** SUPPLIED DATA **
#####

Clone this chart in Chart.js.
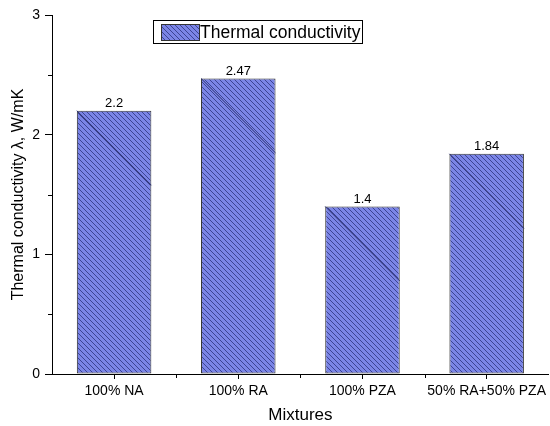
<!DOCTYPE html>
<html>
<head>
<meta charset="utf-8">
<script src="https://cdn.jsdelivr.net/npm/chart.js@4/dist/chart.umd.min.js"></script>
<style>
html,body{margin:0;padding:0;background:#fff;}
#wrap{width:550px;height:426px;}
</style>
</head>
<body>
<div id="wrap"><canvas id="c" width="550" height="426"></canvas></div>
<script>
const categories = ["100% NA", "100% RA", "100% PZA", "50% RA+50% PZA"];
const conductivity = [2.2, 2.47, 1.4, 1.84];
const seriesLabel = "Thermal conductivity";
const yTicks = [0, 1, 2, 3];
const yMinorTicks = [0.5, 1.5, 2.5];

const FONT = "'Liberation Sans', Arial, sans-serif";
const FILL = '#7b85e6';
const HATCH = '#3c4393';

function makePattern() {
  const p = document.createElement('canvas');
  p.width = 5; p.height = 5;
  const g = p.getContext('2d');
  g.fillStyle = FILL; g.fillRect(0, 0, 5, 5);
  g.fillStyle = HATCH;
  for (let i = 0; i < 5; i++) g.fillRect(i, i, 1, 1);
  return g.createPattern(p, 'repeat');
}
const ctx = document.getElementById('c').getContext('2d');
const pattern = makePattern();

const extras = {
  id: 'extras',
  afterDatasetsDraw(chart) {
    const c = chart.ctx;
    const meta = chart.getDatasetMeta(0);
    c.save();
    meta.data.forEach((bar, i) => {
      const left = bar.x - bar.width / 2, right = bar.x + bar.width / 2;
      const len = Math.min(right - left, bar.base - bar.y);
      c.strokeStyle = '#2a2f6e';
      c.lineWidth = 1;
      c.beginPath();
      c.moveTo(left, bar.y);
      c.lineTo(left + len, bar.y + len);
      c.stroke();
      c.fillStyle = '#000';
      c.font = '13px ' + FONT;
      c.textAlign = 'center';
      c.textBaseline = 'bottom';
      c.fillText(String(conductivity[i]), bar.x, bar.y - 1);
    });
    const ys = chart.scales.y, xs = chart.scales.x;
    c.strokeStyle = '#000';
    c.lineWidth = 1;
    c.beginPath();
    yMinorTicks.forEach(v => {
      const py = Math.round(ys.getPixelForValue(v)) + 0.5;
      c.moveTo(ys.right - 4, py); c.lineTo(ys.right, py);
    });
    for (let i = 0; i < categories.length - 1; i++) {
      const px = Math.round((xs.getPixelForValue(i) + xs.getPixelForValue(i + 1)) / 2) + 0.5;
      c.moveTo(px, xs.top); c.lineTo(px, xs.top + 4);
    }
    c.stroke();
    // legend
    const lx = 153, ly = 20, lw = 209, lh = 23;
    c.fillStyle = '#fff';
    c.fillRect(lx, ly, lw, lh);
    c.strokeStyle = '#000';
    c.strokeRect(lx + 0.5, ly + 0.5, lw, lh);
    c.fillStyle = pattern;
    c.fillRect(161, 24, 39, 17);
    c.strokeStyle = '#333';
    c.strokeRect(161.5, 24.5, 38, 16);
    c.fillStyle = '#000';
    c.font = '17.5px ' + FONT;
    c.textAlign = 'left';
    c.textBaseline = 'middle';
    c.fillText(seriesLabel, 200, 33);
    c.restore();
  }
};

new Chart(ctx, {
  type: 'bar',
  data: {
    labels: categories,
    datasets: [{
      label: seriesLabel,
      data: conductivity,
      backgroundColor: pattern,
      borderColor: '#333',
      borderWidth: 1,
      borderSkipped: false,
      categoryPercentage: 1,
      barPercentage: 0.6
    }]
  },
  options: {
    responsive: false,
    animation: false,
    devicePixelRatio: 1,
    layout: { padding: { top: 15, right: 0, left: 0, bottom: 0 } },
    plugins: { legend: { display: false }, tooltip: { enabled: false } },
    scales: {
      x: {
        type: 'category',
        offset: true,
        grid: { display: true, drawOnChartArea: false, tickLength: 5, color: '#000', offset: false },
        border: { display: true, color: '#000', width: 1 },
        ticks: { color: '#000', font: { family: FONT, size: 14 }, maxRotation: 0, autoSkip: false, padding: 4 },
        title: { display: true, text: 'Mixtures', color: '#000', font: { family: FONT, size: 17 }, padding: { top: 0, bottom: 0 } },
        afterFit(s) { s.height = 52; }
      },
      y: {
        min: 0, max: 3,
        afterBuildTicks(s) { s.ticks = yTicks.map(v => ({ value: v })); },
        grid: { display: true, drawOnChartArea: false, tickLength: 7, color: '#000' },
        border: { display: true, color: '#000', width: 1 },
        ticks: { color: '#000', font: { family: FONT, size: 14 }, padding: 5 },
        title: { display: true, text: 'Thermal conductivity λ, W/mK', color: '#000', font: { family: FONT, size: 16 }, padding: { top: 9, bottom: 9 } },
        afterFit(s) { s.width = 52; }
      }
    }
  },
  plugins: [extras]
});
</script>
</body>
</html>
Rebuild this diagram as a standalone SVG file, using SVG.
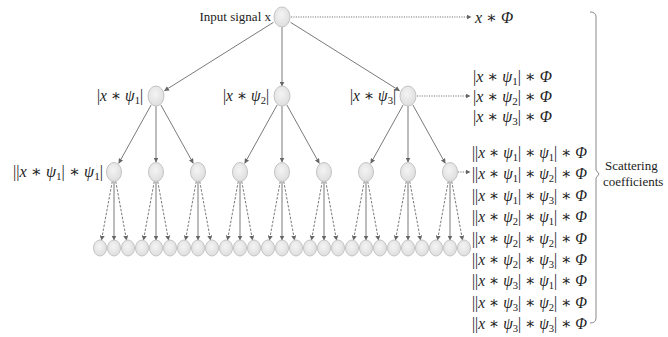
<svg xmlns="http://www.w3.org/2000/svg" width="668" height="337" viewBox="0 0 668 337">
<style>
.f{font-family:"Liberation Serif","DejaVu Serif",serif;font-size:16px;fill:#222}
.t{font-family:"Liberation Serif","DejaVu Serif",serif;font-size:13px;fill:#222}
.i{font-style:italic}
.s{font-size:11px}
.node{fill:url(#g);stroke:#c4c4c4;stroke-width:1}
.sol{stroke:#7a7a7a;stroke-width:1;fill:none;marker-end:url(#ah)}
.dsh{stroke:#7a7a7a;stroke-width:1;fill:none;stroke-dasharray:2.5,1.5;marker-end:url(#ah)}
.dot{stroke:#7a7a7a;stroke-width:1;fill:none;stroke-dasharray:1.2,1.2;marker-end:url(#ah)}
.br{stroke:#8a8a8a;stroke-width:1;fill:none}
</style>
<defs>
<radialGradient id="g" cx="0.45" cy="0.4" r="0.65">
<stop offset="0" stop-color="#f4f4f4"/>
<stop offset="1" stop-color="#dcdcdc"/>
</radialGradient>
<marker id="ah" markerWidth="5" markerHeight="5" refX="4.5" refY="2.5" orient="auto" markerUnits="userSpaceOnUse">
<path d="M0,0 L5,2.5 L0,5 Z" fill="#666"/>
</marker>
</defs>
<g id="connectors">
<line class="sol" x1="273.5" y1="22.3" x2="164.5" y2="90.7"/>
<line class="sol" x1="282" y1="27" x2="282" y2="86"/>
<line class="sol" x1="290.5" y1="22.3" x2="399.5" y2="90.7"/>
<line class="dot" x1="291" y1="17" x2="471" y2="17"/>
<line class="dot" x1="417" y1="96" x2="470" y2="96"/>
<line class="dot" x1="458" y1="172" x2="470" y2="172"/>
<line class="sol" x1="151.2" y1="104.8" x2="118.8" y2="163.2"/>
<line class="sol" x1="156" y1="106" x2="156" y2="162"/>
<line class="sol" x1="160.8" y1="104.8" x2="193.2" y2="163.2"/>
<line class="sol" x1="277.2" y1="104.8" x2="244.8" y2="163.2"/>
<line class="sol" x1="282" y1="106" x2="282" y2="162"/>
<line class="sol" x1="286.8" y1="104.8" x2="319.2" y2="163.2"/>
<line class="sol" x1="403.2" y1="104.8" x2="370.8" y2="163.2"/>
<line class="sol" x1="408" y1="106" x2="408" y2="162"/>
<line class="sol" x1="412.8" y1="104.8" x2="445.2" y2="163.2"/>
<line class="dsh" x1="112.3" y1="181.3" x2="101.45" y2="240.1"/><line class="sol" x1="114" y1="181.5" x2="114" y2="240"/><line class="dsh" x1="115.7" y1="181.3" x2="126.55" y2="240.1"/>
<line class="dsh" x1="154.3" y1="181.3" x2="143.45" y2="240.1"/><line class="sol" x1="156" y1="181.5" x2="156" y2="240"/><line class="dsh" x1="157.7" y1="181.3" x2="168.55" y2="240.1"/>
<line class="dsh" x1="196.3" y1="181.3" x2="185.45" y2="240.1"/><line class="sol" x1="198" y1="181.5" x2="198" y2="240"/><line class="dsh" x1="199.7" y1="181.3" x2="210.55" y2="240.1"/>
<line class="dsh" x1="238.3" y1="181.3" x2="227.45" y2="240.1"/><line class="sol" x1="240" y1="181.5" x2="240" y2="240"/><line class="dsh" x1="241.7" y1="181.3" x2="252.55" y2="240.1"/>
<line class="dsh" x1="280.3" y1="181.3" x2="269.45" y2="240.1"/><line class="sol" x1="282" y1="181.5" x2="282" y2="240"/><line class="dsh" x1="283.7" y1="181.3" x2="294.55" y2="240.1"/>
<line class="dsh" x1="322.3" y1="181.3" x2="311.45" y2="240.1"/><line class="sol" x1="324" y1="181.5" x2="324" y2="240"/><line class="dsh" x1="325.7" y1="181.3" x2="336.55" y2="240.1"/>
<line class="dsh" x1="364.3" y1="181.3" x2="353.45" y2="240.1"/><line class="sol" x1="366" y1="181.5" x2="366" y2="240"/><line class="dsh" x1="367.7" y1="181.3" x2="378.55" y2="240.1"/>
<line class="dsh" x1="406.3" y1="181.3" x2="395.45" y2="240.1"/><line class="sol" x1="408" y1="181.5" x2="408" y2="240"/><line class="dsh" x1="409.7" y1="181.3" x2="420.55" y2="240.1"/>
<line class="dsh" x1="448.3" y1="181.3" x2="437.45" y2="240.1"/><line class="sol" x1="450" y1="181.5" x2="450" y2="240"/><line class="dsh" x1="451.7" y1="181.3" x2="462.55" y2="240.1"/>
</g>
<g id="input">
<ellipse class="node" cx="282" cy="17" rx="8" ry="10"/>
<text class="t" x="271" y="21" text-anchor="end">Input signal x</text>
</g>
<g id="phi0"><text class="f" x="475" y="23"><tspan class="i">x</tspan> ∗ <tspan class="i">Φ</tspan></text></g>
<g id="n1">
<ellipse class="node" cx="156" cy="96" rx="8" ry="10"/>
<text class="f" x="97" y="101" textLength="46" lengthAdjust="spacingAndGlyphs">|<tspan class="i">x</tspan> ∗ <tspan class="i">ψ</tspan><tspan class="s" dy="3">1</tspan><tspan dy="-3">|</tspan></text>
</g>
<g id="n2">
<ellipse class="node" cx="282" cy="96" rx="8" ry="10"/>
<text class="f" x="223" y="101" textLength="46" lengthAdjust="spacingAndGlyphs">|<tspan class="i">x</tspan> ∗ <tspan class="i">ψ</tspan><tspan class="s" dy="3">2</tspan><tspan dy="-3">|</tspan></text>
</g>
<g id="n3">
<ellipse class="node" cx="408" cy="96" rx="8" ry="10"/>
<text class="f" x="350" y="101" textLength="46" lengthAdjust="spacingAndGlyphs">|<tspan class="i">x</tspan> ∗ <tspan class="i">ψ</tspan><tspan class="s" dy="3">3</tspan><tspan dy="-3">|</tspan></text>
</g>
<g id="level2">
<text class="f" x="13" y="177" textLength="90" lengthAdjust="spacingAndGlyphs">||<tspan class="i">x</tspan> ∗ <tspan class="i">ψ</tspan><tspan class="s" dy="3">1</tspan><tspan dy="-3">| ∗ </tspan><tspan class="i">ψ</tspan><tspan class="s" dy="3">1</tspan><tspan dy="-3">|</tspan></text>
<ellipse class="node" cx="114" cy="172" rx="7.5" ry="9.5"/>
<ellipse class="node" cx="156" cy="172" rx="7.5" ry="9.5"/>
<ellipse class="node" cx="198" cy="172" rx="7.5" ry="9.5"/>
<ellipse class="node" cx="240" cy="172" rx="7.5" ry="9.5"/>
<ellipse class="node" cx="282" cy="172" rx="7.5" ry="9.5"/>
<ellipse class="node" cx="324" cy="172" rx="7.5" ry="9.5"/>
<ellipse class="node" cx="366" cy="172" rx="7.5" ry="9.5"/>
<ellipse class="node" cx="408" cy="172" rx="7.5" ry="9.5"/>
<ellipse class="node" cx="450" cy="172" rx="7.5" ry="9.5"/>
</g>
<g id="level3">
<ellipse class="node" cx="100" cy="248" rx="6.5" ry="8"/><ellipse class="node" cx="114" cy="248" rx="6.5" ry="8"/><ellipse class="node" cx="128" cy="248" rx="6.5" ry="8"/>
<ellipse class="node" cx="142" cy="248" rx="6.5" ry="8"/><ellipse class="node" cx="156" cy="248" rx="6.5" ry="8"/><ellipse class="node" cx="170" cy="248" rx="6.5" ry="8"/>
<ellipse class="node" cx="184" cy="248" rx="6.5" ry="8"/><ellipse class="node" cx="198" cy="248" rx="6.5" ry="8"/><ellipse class="node" cx="212" cy="248" rx="6.5" ry="8"/>
<ellipse class="node" cx="226" cy="248" rx="6.5" ry="8"/><ellipse class="node" cx="240" cy="248" rx="6.5" ry="8"/><ellipse class="node" cx="254" cy="248" rx="6.5" ry="8"/>
<ellipse class="node" cx="268" cy="248" rx="6.5" ry="8"/><ellipse class="node" cx="282" cy="248" rx="6.5" ry="8"/><ellipse class="node" cx="296" cy="248" rx="6.5" ry="8"/>
<ellipse class="node" cx="310" cy="248" rx="6.5" ry="8"/><ellipse class="node" cx="324" cy="248" rx="6.5" ry="8"/><ellipse class="node" cx="338" cy="248" rx="6.5" ry="8"/>
<ellipse class="node" cx="352" cy="248" rx="6.5" ry="8"/><ellipse class="node" cx="366" cy="248" rx="6.5" ry="8"/><ellipse class="node" cx="380" cy="248" rx="6.5" ry="8"/>
<ellipse class="node" cx="394" cy="248" rx="6.5" ry="8"/><ellipse class="node" cx="408" cy="248" rx="6.5" ry="8"/><ellipse class="node" cx="422" cy="248" rx="6.5" ry="8"/>
<ellipse class="node" cx="436" cy="248" rx="6.5" ry="8"/><ellipse class="node" cx="450" cy="248" rx="6.5" ry="8"/><ellipse class="node" cx="464" cy="248" rx="6.5" ry="8"/>
</g>
<g id="list1">
<text class="f" x="473" y="81.5">|<tspan class="i">x</tspan> ∗ <tspan class="i">ψ</tspan><tspan class="s" dy="3">1</tspan><tspan dy="-3">| ∗ </tspan><tspan class="i">Φ</tspan></text>
<text class="f" x="473" y="101.5">|<tspan class="i">x</tspan> ∗ <tspan class="i">ψ</tspan><tspan class="s" dy="3">2</tspan><tspan dy="-3">| ∗ </tspan><tspan class="i">Φ</tspan></text>
<text class="f" x="473" y="121.5">|<tspan class="i">x</tspan> ∗ <tspan class="i">ψ</tspan><tspan class="s" dy="3">3</tspan><tspan dy="-3">| ∗ </tspan><tspan class="i">Φ</tspan></text>
</g>
<g id="list2">
<text class="f" x="472" y="158" textLength="115" lengthAdjust="spacingAndGlyphs">||<tspan class="i">x</tspan> ∗ <tspan class="i">ψ</tspan><tspan class="s" dy="3">1</tspan><tspan dy="-3">| ∗ </tspan><tspan class="i">ψ</tspan><tspan class="s" dy="3">1</tspan><tspan dy="-3">| ∗ </tspan><tspan class="i">Φ</tspan></text>
<text class="f" x="472" y="179.4" textLength="115" lengthAdjust="spacingAndGlyphs">||<tspan class="i">x</tspan> ∗ <tspan class="i">ψ</tspan><tspan class="s" dy="3">1</tspan><tspan dy="-3">| ∗ </tspan><tspan class="i">ψ</tspan><tspan class="s" dy="3">2</tspan><tspan dy="-3">| ∗ </tspan><tspan class="i">Φ</tspan></text>
<text class="f" x="472" y="200.8" textLength="115" lengthAdjust="spacingAndGlyphs">||<tspan class="i">x</tspan> ∗ <tspan class="i">ψ</tspan><tspan class="s" dy="3">1</tspan><tspan dy="-3">| ∗ </tspan><tspan class="i">ψ</tspan><tspan class="s" dy="3">3</tspan><tspan dy="-3">| ∗ </tspan><tspan class="i">Φ</tspan></text>
<text class="f" x="472" y="222.2" textLength="115" lengthAdjust="spacingAndGlyphs">||<tspan class="i">x</tspan> ∗ <tspan class="i">ψ</tspan><tspan class="s" dy="3">2</tspan><tspan dy="-3">| ∗ </tspan><tspan class="i">ψ</tspan><tspan class="s" dy="3">1</tspan><tspan dy="-3">| ∗ </tspan><tspan class="i">Φ</tspan></text>
<text class="f" x="472" y="243.6" textLength="115" lengthAdjust="spacingAndGlyphs">||<tspan class="i">x</tspan> ∗ <tspan class="i">ψ</tspan><tspan class="s" dy="3">2</tspan><tspan dy="-3">| ∗ </tspan><tspan class="i">ψ</tspan><tspan class="s" dy="3">2</tspan><tspan dy="-3">| ∗ </tspan><tspan class="i">Φ</tspan></text>
<text class="f" x="472" y="265" textLength="115" lengthAdjust="spacingAndGlyphs">||<tspan class="i">x</tspan> ∗ <tspan class="i">ψ</tspan><tspan class="s" dy="3">2</tspan><tspan dy="-3">| ∗ </tspan><tspan class="i">ψ</tspan><tspan class="s" dy="3">3</tspan><tspan dy="-3">| ∗ </tspan><tspan class="i">Φ</tspan></text>
<text class="f" x="472" y="286.4" textLength="115" lengthAdjust="spacingAndGlyphs">||<tspan class="i">x</tspan> ∗ <tspan class="i">ψ</tspan><tspan class="s" dy="3">3</tspan><tspan dy="-3">| ∗ </tspan><tspan class="i">ψ</tspan><tspan class="s" dy="3">1</tspan><tspan dy="-3">| ∗ </tspan><tspan class="i">Φ</tspan></text>
<text class="f" x="472" y="307.8" textLength="115" lengthAdjust="spacingAndGlyphs">||<tspan class="i">x</tspan> ∗ <tspan class="i">ψ</tspan><tspan class="s" dy="3">3</tspan><tspan dy="-3">| ∗ </tspan><tspan class="i">ψ</tspan><tspan class="s" dy="3">2</tspan><tspan dy="-3">| ∗ </tspan><tspan class="i">Φ</tspan></text>
<text class="f" x="472" y="329.2" textLength="115" lengthAdjust="spacingAndGlyphs">||<tspan class="i">x</tspan> ∗ <tspan class="i">ψ</tspan><tspan class="s" dy="3">3</tspan><tspan dy="-3">| ∗ </tspan><tspan class="i">ψ</tspan><tspan class="s" dy="3">3</tspan><tspan dy="-3">| ∗ </tspan><tspan class="i">Φ</tspan></text>
</g>
<g id="brace">
<path class="br" d="M590,12 Q596,12 596,17 L596,170 L599,174 L596,178 L596,318 Q596,323 590,323"/>
<text class="t" x="605" y="170">Scattering</text>
<text class="t" x="603" y="186">coefficients</text>
</g>
</svg>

#####

Using the material above, report each line where "this" occurs.

Clone this chart in Chart.js.
Rebuild this diagram as a standalone SVG file, using SVG.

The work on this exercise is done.